Pleure, ô pays bien-aimé

Pleure, ô pays bien-aimé

Manif Cahors

A Cahors pour dire notre effroi

J'ai participé hier au rassemblement organisé à Cahors, près de chez moi, comme il y en a eu tant d'autres dans le pays. Déterminé mais sans illusion. Triste constat. Bientôt six ans après la tuerie de Charlie, tout reste à faire au pays des Lumières.

Il y a eu les attentats du printemps 2012 à Montauban et Toulouse, visant des militaires et des écoliers et enseignants juifs.

Il y a eu la tuerie de Charlie visant des journalistes et caricaturistes.

Il y a eu le Bataclan et les terrasses des restaurants voisins, visant des hommes et des femmes profitant de la vie et assistant à un concert.

Il y a eu Nice et des hommes, femmes et enfants assistant au feu d'artifice du 14 juillet.

Il y a eu des policiers tués parce que policiers, un prêtre tué parce que prêtre.

Il y a eu…

Et donc, vendredi, il y a eu un enseignant assassiné parce qu'il avait enseigné la tolérance et la liberté d'expression.
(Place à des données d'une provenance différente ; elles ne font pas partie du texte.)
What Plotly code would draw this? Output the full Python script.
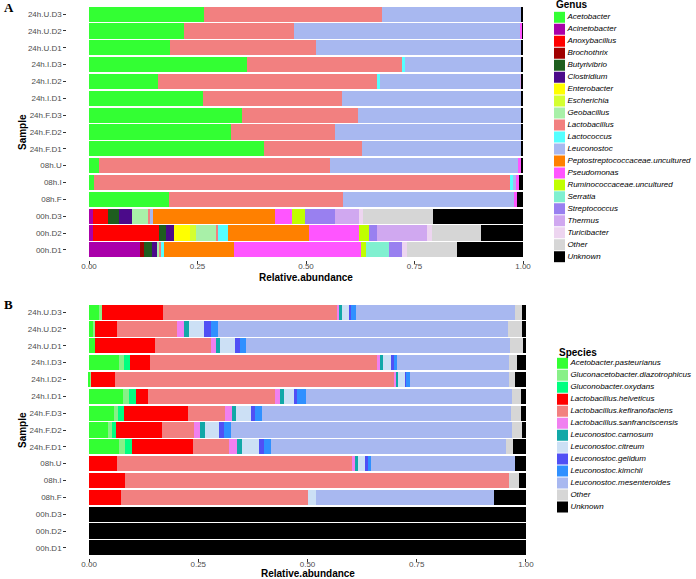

D'une pratique rigoriste de leur religion, depuis 20 ans, certains sont passés à des revendications visant à ce que la loi religieuse supplante celle de la République. Allant de créneaux horaires réservés aux femmes dans les piscines à la possibilité de ne pas assister à certains cours, en passant par l'interdiction de certaines publications, la non mixité des soins, on en passe.

Parce que le mal est profond, déjà ancien, cela fait 20 ans au moins que des hommes et des femmes de bonne volonté, serviteurs de la République, luttent pourtant au quotidien.

En première ligne...

Elus locaux, enseignants, policiers, associatifs professionnels ou bénévoles.

Ils ne sont pas assez soutenus. Et parfois livrés à eux-mêmes.

Ils ont à lutter contre des revendications qui ne peuvent être satisfaites dans notre pays. Notre pays dit des Lumières.

20 ans que les élites et les gouvernements hésitent, alternent discours non suivis d'effets (et de faits) ou silences gênés.

Pour exprimer sa révolte, jadis, on collait un poster de Che Guevara dans sa chambre. Désormais, on s'enferme trop souvent dans une religiosité exacerbée à défaut d'être en phase avec ce qu'elle recommande vraiment. Et parfois, on passe à l'acte. On tue.

La question qui se pose aujourd'hui n'est pas pédagogique. Elle est de faire en sorte que les préceptes religieux des uns et des autres ne soient pas considérés comme au-dessus de ceux de la loi commune. Les enseignants, les policiers, les élus locaux n'ont pas, seuls, la clé pour résoudre cette équation.

Et figurez-vous que je ne l'ai pas non plus.

On ne naît pas intolérant, on ne naît pas incapable que d'autres pensent autrement, vivent autrement tout en respectant les lois de la République.

Alors que faire ?

Je n'ai pas de solution. Je suis épouvanté, comme beaucoup. Mais j'ai peur que pour l'heure, nous soyons encore désarmés. Les services de renseignement permettent de déjouer des dizaines d'attentats. Mais pas tous. Certains élus, certains associatifs, certains enseignants arrivent à « sauver » quelques gamins et gamines ici ou là. Mais c'est trop peu. Et ce n'est pas de leur faute, évidemment.

Et quand bien même nous n'aurions plus à déplorer d'attentats, le problème resterait patent. Comment vivre paisiblement ensemble ? En neutralisant ceux qui propagent la haine et appellent au crime ?

Vaste programme. Ce n'est plus l'affaire de quelques-uns. Ce sont des centaines de milliers de personnes, dont des enfants endoctrinés, qui n'adhèrent pas à la loi commune.

Il faut reconquérir chacun. Un par un. Il y a du boulot.

Pour commencer, donnons à ceux qui sont en première ligne les moyens d'accomplir leur mission. Ce sera déjà beaucoup.